There are plenty of other reasons why we care about a ‘good Indian girl’ image, but remember this – a great web of morality confronts us. Most girls end up breaking some rules. And what’s more, most girls want to break the rules. The challenge lies in snatching a bit of joy and freedom for ourselves and not getting caught. How do we do this? Well, read the book to find out more.


About the book:

Who is the Good Indian Girl? What does she look like? How does she dress? Is she real — or is she a myth?


In this funny, wicked, touching, irreverent, poignant collection of stories, Annie Zaidi and Smriti Ravindra lift the veil (or sari pallu) on the lives and loves of girls who have been born or raised in the subcontinent.


This is the Good Indian Girl as she has never been seen before—fiesty, imaginative, a little crazy, smart, vulnerable. Prepare to be surprised. 


[This article was first published in Mumbai Mirror and can also be accessed here]

5 comments:

Anonymous said...

It still sounds so feminist to me.
If you really want equality, stop begging about getting one. Each one for him/herself, huh?!!

Jai_C said...

Good piece. Agree with most everything about the constraints (have been reading your blog for quite long) except:

"you must not ask even if she has asked you"

Sorry but that doesnt work. I encourage Girls, Indian or not, good or not, to not ask questions that they are not ready to answer themselves.

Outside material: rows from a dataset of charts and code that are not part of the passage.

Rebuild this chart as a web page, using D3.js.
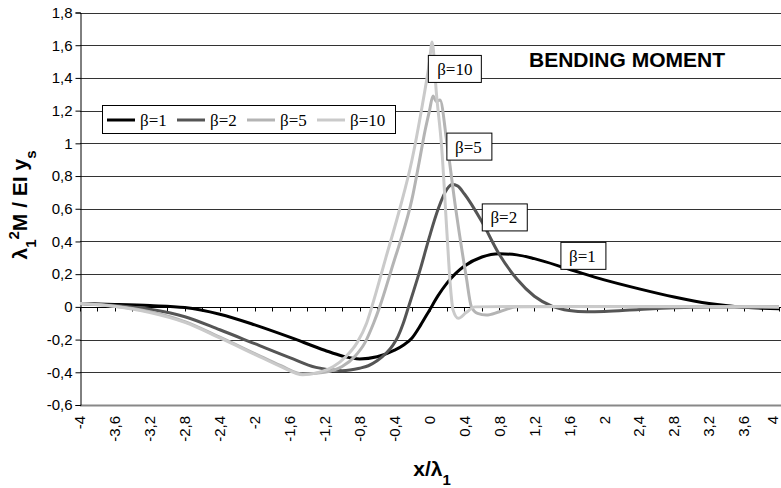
<!DOCTYPE html>
<html>
<head>
<meta charset="utf-8">
<script src="https://cdn.jsdelivr.net/npm/d3@7"></script>
<style>
body { margin: 0; background: #fff; }
text { font-family: "Liberation Sans", Arial, sans-serif; }
.beta { font-family: "Liberation Serif", "Times New Roman", serif; }
</style>
</head>
<body>
<svg id="chart" width="781" height="488"></svg>
<script>
// series, [x/lambda1, moment]
var beta1 = [[-4,0.02],[-3.6,0.015],[-3.2,0.008],[-2.8,-0.004],[-2.4,-0.045],[-2.0,-0.11],[-1.6,-0.185],
	[-1.2,-0.265],[-1.0,-0.3],[-0.8,-0.318],[-0.6,-0.305],[-0.4,-0.265],[-0.3,-0.235],[-0.2,-0.19],
	[-0.1,-0.11],[0,-0.02],[0.1,0.07],[0.2,0.145],[0.3,0.205],[0.4,0.25],[0.6,0.305],[0.8,0.325],
	[1.0,0.318],[1.2,0.295],[1.6,0.23],[2.0,0.165],[2.4,0.11],[2.8,0.06],[3.2,0.02],[3.6,-0.003],[4.0,-0.012]];
var beta2 = [[-4,0.02],[-3.6,0.008],[-3.2,-0.015],[-2.8,-0.06],[-2.4,-0.14],[-2.0,-0.225],[-1.6,-0.31],
	[-1.3,-0.37],[-1.0,-0.39],[-0.8,-0.375],[-0.7,-0.36],[-0.6,-0.33],[-0.5,-0.285],[-0.42,-0.235],
	[-0.36,-0.18],[-0.3,-0.1],[-0.24,0],[-0.1,0.24],[0,0.43],[0.1,0.6],[0.2,0.72],[0.26,0.748],
	[0.32,0.74],[0.4,0.69],[0.6,0.52],[0.8,0.32],[1.0,0.17],[1.2,0.065],[1.4,0.005],[1.6,-0.022],
	[1.8,-0.03],[2.0,-0.028],[2.4,-0.016],[2.8,-0.006],[3.2,-0.001],[4,0]];
var beta5 = [[-4,0.02],[-3.6,0.004],[-3.2,-0.03],[-2.8,-0.09],[-2.4,-0.185],[-2.0,-0.285],[-1.7,-0.36],
	[-1.45,-0.41],[-1.2,-0.4],[-1.0,-0.365],[-0.85,-0.3],[-0.74,-0.22],[-0.64,-0.1],[-0.57,0],
	[-0.4,0.29],[-0.34,0.39],[-0.2,0.66],[-0.12,0.88],[-0.05,1.08],[0,1.2],[0.04,1.29],[0.08,1.255],
	[0.12,1.265],[0.2,1.0],[0.3,0.6],[0.42,0.185],[0.48,0.0],[0.55,-0.04],[0.65,-0.05],[0.8,-0.03],
	[1.0,0],[1.6,0.002],[4,0]];
var beta10 = [[-4,0.02],[-3.6,0.002],[-3.2,-0.035],[-2.8,-0.095],[-2.4,-0.19],[-2.0,-0.29],[-1.7,-0.365],
	[-1.45,-0.415],[-1.3,-0.405],[-1.1,-0.365],[-0.95,-0.3],[-0.83,-0.22],[-0.72,-0.1],[-0.66,0],
	[-0.5,0.3],[-0.34,0.6],[-0.2,0.9],[-0.1,1.18],[0,1.5],[0.03,1.62],[0.08,1.3],[0.14,0.97],[0.2,0.45],
	[0.24,0.12],[0.27,-0.02],[0.33,-0.07],[0.42,-0.035],[0.52,0],[1,0.002],[4,0]];

var seriesNames = ["β=1", "β=2", "β=5", "β=10"];
var seriesData = [beta1, beta2, beta5, beta10];
var seriesColors = ["#000000", "#555555", "#b4b4b4", "#cacaca"];

// label boxes on the curves, in data units
var labelX = [1.75, 0.85, 0.445, 0.29];
var labelY = [0.312, 0.547, 0.98, 1.455];

var yTicks = [-0.6,-0.4,-0.2,0,0.2,0.4,0.6,0.8,1,1.2,1.4,1.6,1.8];
var xLabels = [-4,-3.6,-3.2,-2.8,-2.4,-2,-1.6,-1.2,-0.8,-0.4,0,0.4,0.8,1.2,1.6,2,2.4,2.8,3.2,3.6,4];
var xMinorTicks = d3.range(-4, 4.001, 0.2);

var svg = d3.select("#chart");
var x = d3.scaleLinear().domain([-4, 4]).range([80, 779]);
var y = d3.scaleLinear().domain([-0.6, 1.8]).range([405, 12.5]);
var comma = function(v) { return String(+v.toFixed(1)).replace(".", ","); };

// gridlines
svg.append("g").selectAll("line")
	.data(yTicks.filter(function(d) { return d != 0 && d != -0.6; }))
	.join("line")
	.attr("x1", 80).attr("x2", 781)
	.attr("y1", function(d) { return Math.round(y(d)) + 0.5; })
	.attr("y2", function(d) { return Math.round(y(d)) + 0.5; })
	.attr("stroke", "#333").attr("stroke-width", 1);

// bottom edge of plot area
svg.append("line")
	.attr("x1", 80).attr("x2", 781)
	.attr("y1", Math.round(y(-0.6)) + 0.5).attr("y2", Math.round(y(-0.6)) + 0.5)
	.attr("stroke", "#888").attr("stroke-width", 2);

// y axis
var yAxis = svg.append("g").attr("transform", "translate(80.5,0)")
	.call(d3.axisLeft(y).tickValues(yTicks).tickSize(5).tickFormat(comma));
yAxis.select(".domain").attr("stroke", "#000");
yAxis.selectAll(".tick line").attr("stroke", "#000");
yAxis.selectAll(".tick text").attr("font-size", 15).attr("fill", "#000")
	.attr("font-family", "Liberation Sans, Arial, sans-serif").attr("x", -8);

// x axis on the zero line
var y0 = Math.round(y(0)) + 0.5;
svg.append("line").attr("x1", 80).attr("x2", 781).attr("y1", y0).attr("y2", y0)
	.attr("stroke", "#000");
svg.append("g").selectAll("line").data(xMinorTicks).join("line")
	.attr("x1", function(d) { return Math.round(x(d)) + 0.5; })
	.attr("x2", function(d) { return Math.round(x(d)) + 0.5; })
	.attr("y1", y0).attr("y2", y0 + 4)
	.attr("stroke", "#000");

// x tick labels, rotated, under the plot
svg.append("g").selectAll("text").data(xLabels).join("text")
	.attr("transform", function(d) { return "translate(" + Math.min(x(d), 773) + ",416) rotate(-90)"; })
	.attr("text-anchor", "end")
	.attr("dy", "0.35em")
	.attr("font-size", 15)
	.text(comma);

// curves
var line = d3.line()
	.x(function(d) { return x(d[0]); })
	.y(function(d) { return y(d[1]); })
	.curve(d3.curveMonotoneX);

svg.append("g").selectAll("path").data(seriesData).join("path")
	.attr("d", line)
	.attr("fill", "none")
	.attr("stroke", function(d, i) { return seriesColors[i]; })
	.attr("stroke-width", 3)
	.attr("stroke-linejoin", "round");

// labels on the curves
var labels = svg.append("g").selectAll("g").data(seriesNames).join("g")
	.attr("transform", function(d, i) { return "translate(" + x(labelX[i]) + "," + y(labelY[i]) + ")"; });
labels.append("text")
	.attr("class", "beta")
	.attr("text-anchor", "middle")
	.attr("dy", "0.35em")
	.attr("font-size", 17)
	.text(function(d) { return d; });
labels.each(function() {
	var g = d3.select(this);
	var bb = g.select("text").node().getBBox();
	g.insert("rect", "text")
		.attr("x", Math.round(bb.x - 9) + 0.5).attr("y", -13.5)
		.attr("width", Math.round(bb.width + 18)).attr("height", 27)
		.attr("fill", "#fff").attr("stroke", "#000");
});

// legend
var legend = svg.append("g").attr("transform", "translate(102,105)");
legend.append("rect")
	.attr("x", 0.5).attr("y", 0.5).attr("width", 293).attr("height", 28)
	.attr("fill", "#fff").attr("stroke", "#000");
var item = legend.selectAll("g.item").data(seriesNames).join("g")
	.attr("class", "item")
	.attr("transform", function(d, i) { return "translate(" + (5 + i * 70) + ",15)"; });
item.append("line")
	.attr("x1", 0).attr("x2", 28)
	.attr("stroke", function(d, i) { return seriesColors[i]; })
	.attr("stroke-width", 3);
item.append("text")
	.attr("class", "beta")
	.attr("x", 33).attr("dy", "0.35em")
	.attr("font-size", 17)
	.text(function(d) { return d; });

// title
svg.append("text")
	.attr("x", 627).attr("y", 67)
	.attr("text-anchor", "middle")
	.attr("font-size", 21).attr("font-weight", "bold")
	.text("BENDING MOMENT");

// axis titles
var xt = svg.append("text")
	.attr("x", 432).attr("y", 476)
	.attr("text-anchor", "middle")
	.attr("font-size", 21).attr("font-weight", "bold");
xt.append("tspan").text("x/λ");
xt.append("tspan").attr("baseline-shift", "sub").attr("font-size", 15).text("1");

var yt = svg.append("text")
	.attr("transform", "translate(27,205) rotate(-90)")
	.attr("text-anchor", "middle")
	.attr("font-size", 21).attr("font-weight", "bold");
yt.append("tspan").text("λ");
yt.append("tspan").attr("baseline-shift", "sub").attr("font-size", 15).text("1");
yt.append("tspan").attr("baseline-shift", "super").attr("font-size", 15).text("2");
yt.append("tspan").text("M / EI y");
yt.append("tspan").attr("baseline-shift", "sub").attr("font-size", 15).text("s");
</script>
</body>
</html>
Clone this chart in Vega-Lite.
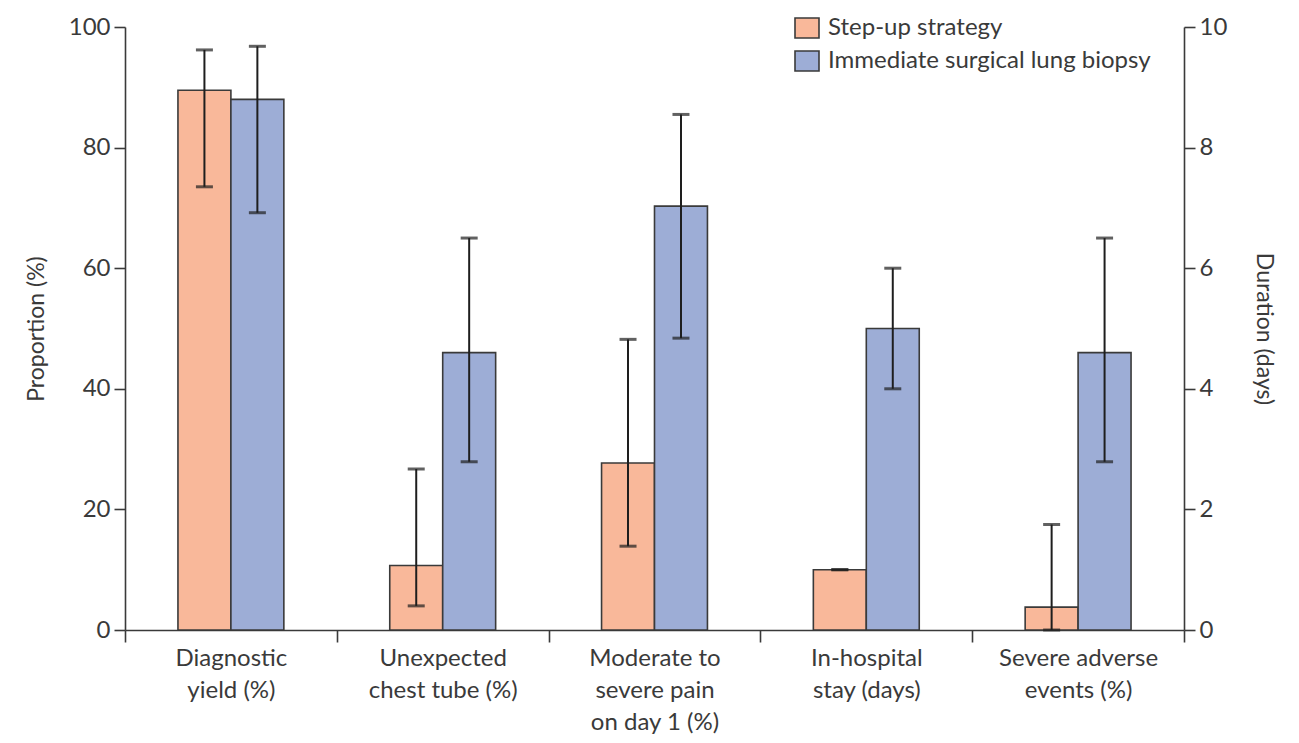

If that means some of the Girls dont get bowled over, I encourage Boys, Indian or not, Bad or not, to not try too hard.

thanks
Jai

Zaidi said...

Damm t'o hai!

Vandy said...

Hi Annie
I purchased your book from flipkart since I was intrigued by the title.I particularly liked the character of Padma,the odd one out.Things are changing though ..women are allowed to be more themselves.
What about a bad girl's guide to good indian boys next? They totally confuse and frustrate me :)
Cheers
Vandy
http://vandyuncensored.blogspot.com/

zap said...

There is a huge saddening in-joke to the way you recommend "do's and don'ts" to Indian men, isn't there?